Having a reliable banker is good for a couple of reasons. First off, it gives you access to the right banking plan or package that fits your needs. (This cuts down on costs and ensures proper access to your liquid assets.) Secondly, it helps you with loans, lines of credit, and other financing services that are important to growing and scaling your business operations.

6. Insurance agent

Insurance isn’t something anyone enjoys talking about, but it’s one of the more integral pieces of maintaining and growing a successful business. Without the right insurance policies, you face higher risk and lower certainty.

By aligning with an insurance professional – preferably a broker who isn’t associated with one company – you instantly gain access to all of the best products that are available in the marketplace.

Most importantly, never stop networking.

People often think about business networking in terms of finding new clients and customers. However, it’s equally important to network for the purposes of establishing mutually beneficial partnerships and relationships.

Not sure where to cultivate genuine business connections?

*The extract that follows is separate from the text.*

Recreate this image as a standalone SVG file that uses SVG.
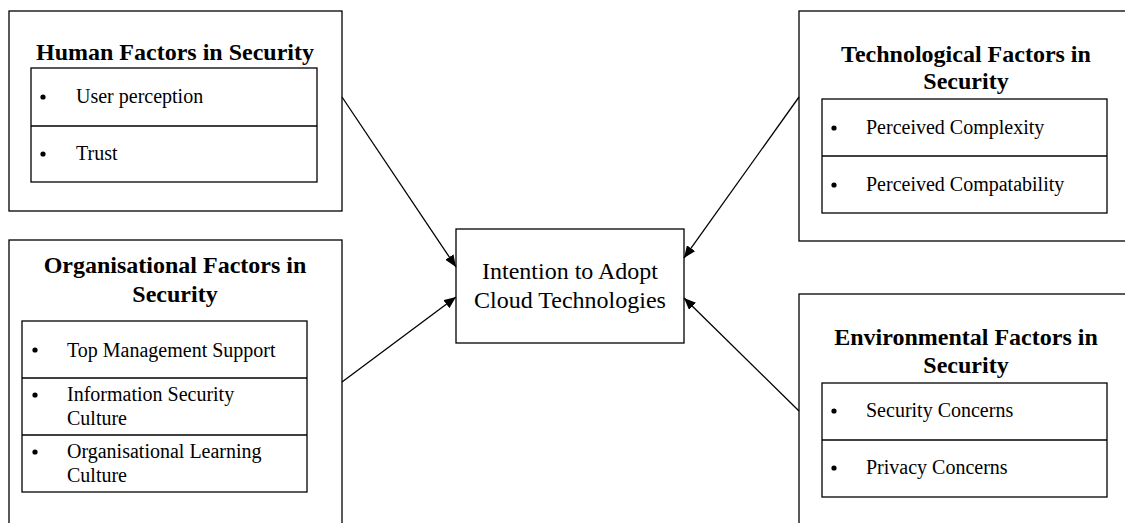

The answer is everywhere. From structured environments like small business conferences and trade shows to impromptu encounters at the supermarket or in your neighborhood, you’re surrounded by opportunities.

If the thought of putting yourself out there and networking with total strangers makes you nervous, preparation is the greatest remedy.

As entrepreneur Alyssa Gregory explains, “One of the best ways to ease any anxiety you may have as you prepare for a business networking situation is by developing an elevator pitch. An elevator pitch is a short description of what you do, who you work with and the value you offer to your customers or clients. The goal is to be able to deliver this ‘pitch’ in 60 seconds or less, in a conversational way.”

“Conversational” is an important word in the larger context of networking. Whether you’re building a relationship with an accountant or an investor, you don’t want the interaction to feel forced and scripted. Being genuine and relatable is the best approach.